Pride and Prejudice: A Latter-Day Comedy

Elizabeth, a 26-year-old aspiring novelist and Brigham Young University student, lives with her close friend Jane and three other girls, all unusually obsessed with marriage for anyone born in the last fifty years, and strangely celibate for anyone not in a tight-knit religious community…  Hey.  Utah.  Brigham Young.  I get it.  Anyway, Jane falls for rich, goofy, middle-of-the-road guy, Charles, who happens to be good friends with Darcy, an unpleasantly frank publisher with whom Elizabeth has already butted heads.  Wickham, another friend of Elizabeth’s, has also had problems with Darcy, but as is abundantly clear to anyone who would pick up a Jane Austen film, Darcy might not be the villain, and Wickham might be some kind of pervert who wants to have sex with women.

Jan Austen meets the Church of Jesus Christ of Latter Day Saints because… because…  Damn, I can’t think of a reason.

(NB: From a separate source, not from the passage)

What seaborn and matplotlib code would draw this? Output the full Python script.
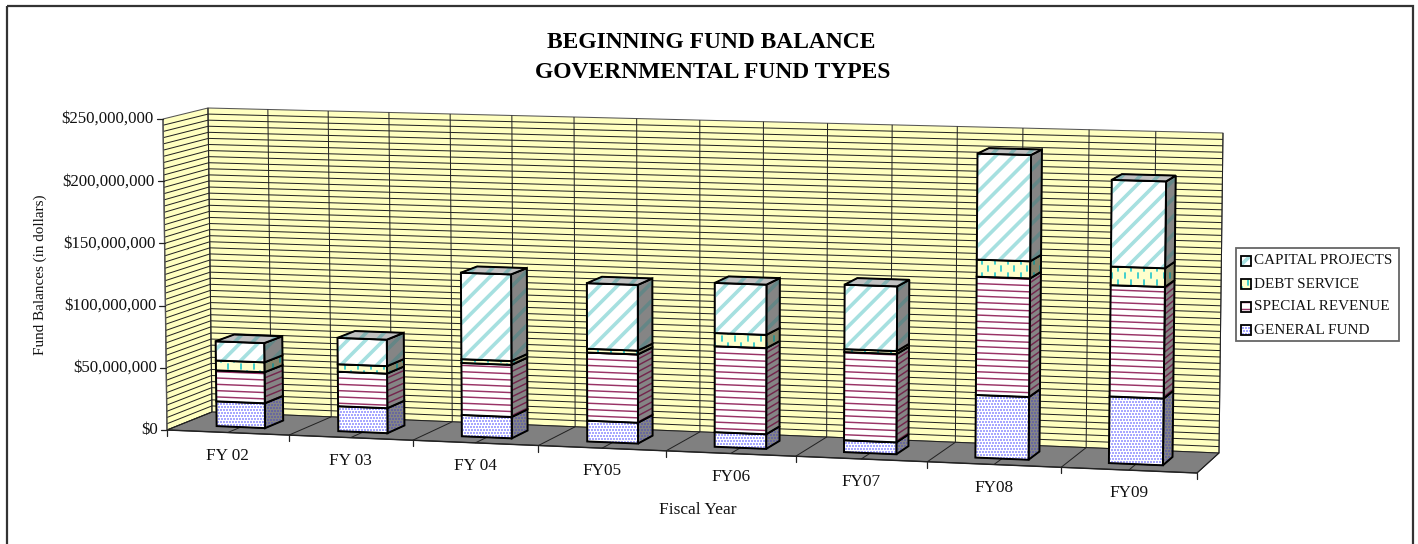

Taking its cue from Clueless, Amy Heckerling’s hip update of Austen’s Emma, Pride and Prejudice moves the story to that bastion of edgy youth culture, Utah, and morphs the characters into living-in-the-fast-lane LDS students.  OK, that last sentence should tell you where things went wrong.  I’m sure there are some pretty wild Mormons…somewhere…and there may be one or two parties a year in Utah that raise the roof, but those aren’t the norm, nor are they in this movie.  We’re seeing the nice and polite side of Moron college kids.  I’m a huge advocate of nice and polite people, and I’m glad that the LDS community has such a high percentage of them (at least if this film is to be believed), but nice and polite isn’t very interesting to watch.  There are plenty of modern tunes, though nothing that you’ll be running out to pick up for your next rave.  And there are plenty of jokes about the characters’ quirky behaviors, which, aren’t all that quirky outside of being celibate, never swearing, and acting like it’s 1950.

What most surprised me was how many moments were cleverly constructed and then fell flat.  “That should have been funny,” was the phrase of the night.  The culprits are loose editing, workman-like cinematography, and merely adequate dialog.  This is Clueless made by mediocre craftsman who have nothing to say.  It isn’t terrible, just uninspired.

Having previously concentrated on Mormon missionary films (The Other Side of Heaven, God’s Army), Excel Entertainment’s attempt to bring an LDS film to the masses is embarrassing both financially and artistically.  Initially titled Pride and Prejudice: A Latter-Day Comedy for wide release, “A Latter-Day Comedy” was lopped off, and minor cuts were made throughout to remove direct references to the Mormon faith.  So, we’re shown a religious service that is atypical for most of America, and then no explanation of what it is or why these people all go to it.  Wearing its colors proudly would have helped in numerous areas, including explaining the weird guy who keeps hitting on our heroine (he’s a recently returned missionary, but that is no longer explained), and making it clear why everyone has the same, conservatives moral principles.  A film that shows a group of people going to confession shouldn’t hide that the characters are Catholic, and this one shouldn’t have eliminated references to The Church of Jesus Christ of Latter-day Saints.  The DVD has the cut version, but it has the complete release hidden as an Easter egg.  Nowhere does it mention the second version.  I’m guessing the trick to getting at the original cut has been spread in the LDS community.

But cut or uncut, this isn’t a good film.